- Instructions for the task
Pictures stay out of this copy, which runs from the first line of the material through the line containing "import plotly.graph_objects as go".

◇ ◇ ◇

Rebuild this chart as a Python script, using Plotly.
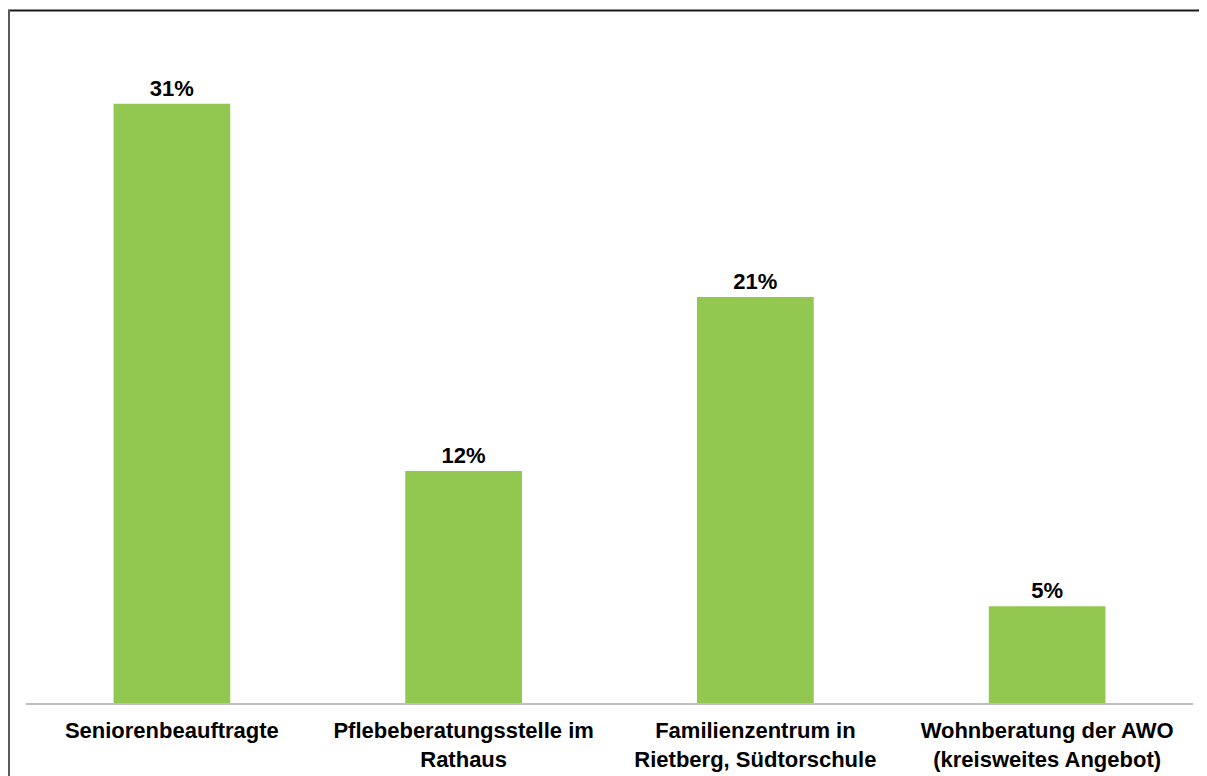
import plotly.graph_objects as go

categories = [
    "Seniorenbeauftragte",
    "Pflebeberatungsstelle im<br>Rathaus",
    "Familienzentrum in<br>Rietberg, Südtorschule",
    "Wohnberatung der AWO<br>(kreisweites Angebot)",
]
values = [31, 12, 21, 5]
value_labels = ["31%", "12%", "21%", "5%"]

W, H = 1207, 776
ml, mr, mt, mb = 18, 22, 12, 79
pw, ph = W - ml - mr, H - mt - mb

FONT = "Liberation Sans, Arial, sans-serif"

fig = go.Figure(
    go.Bar(
        x=categories,
        y=values,
        text=value_labels,
        textposition="outside",
        textfont=dict(family=FONT, size=22, color="#000000", weight="bold"),
        marker=dict(color="#92C850", line=dict(width=0)),
        cliponaxis=False,
        hoverinfo="skip",
    )
)

fig.update_layout(
    width=W,
    height=H,
    margin=dict(l=ml, r=mr, t=mt, b=mb),
    paper_bgcolor="white",
    plot_bgcolor="white",
    bargap=0.6,
    showlegend=False,
    font=dict(family=FONT, color="#000000"),
    xaxis=dict(
        showline=True,
        linecolor="#BFBFBF",
        linewidth=2,
        showgrid=False,
        ticks="",
        ticklabelstandoff=7,
        tickfont=dict(family=FONT, size=22, color="#000000", weight="bold"),
    ),
    yaxis=dict(
        range=[0, 35.33],
        visible=False,
        showgrid=False,
        zeroline=False,
    ),
)


def px_x(v):
    return (v - ml) / pw


def px_y(v):
    return (H - mb - v) / ph


# outer frame: dark top edge and grey left edge
fig.add_shape(
    type="line", xref="paper", yref="paper",
    x0=px_x(0), x1=px_x(W + 20), y0=px_y(2.5), y1=px_y(2.5),
    line=dict(color="#1a1a1a", width=2), layer="above",
)
fig.add_shape(
    type="line", xref="paper", yref="paper",
    x0=px_x(1), x1=px_x(1), y0=px_y(2), y1=px_y(H + 20),
    line=dict(color="#595959", width=2), layer="above",
)

fig.write_html(
    "out.html",
    post_script="document.documentElement.style.overflow='hidden';document.body.style.overflow='hidden';",
)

◇ ◇ ◇

- Exercise answer
Rebuild this chart as a Python script, using Plotly.
import plotly.graph_objects as go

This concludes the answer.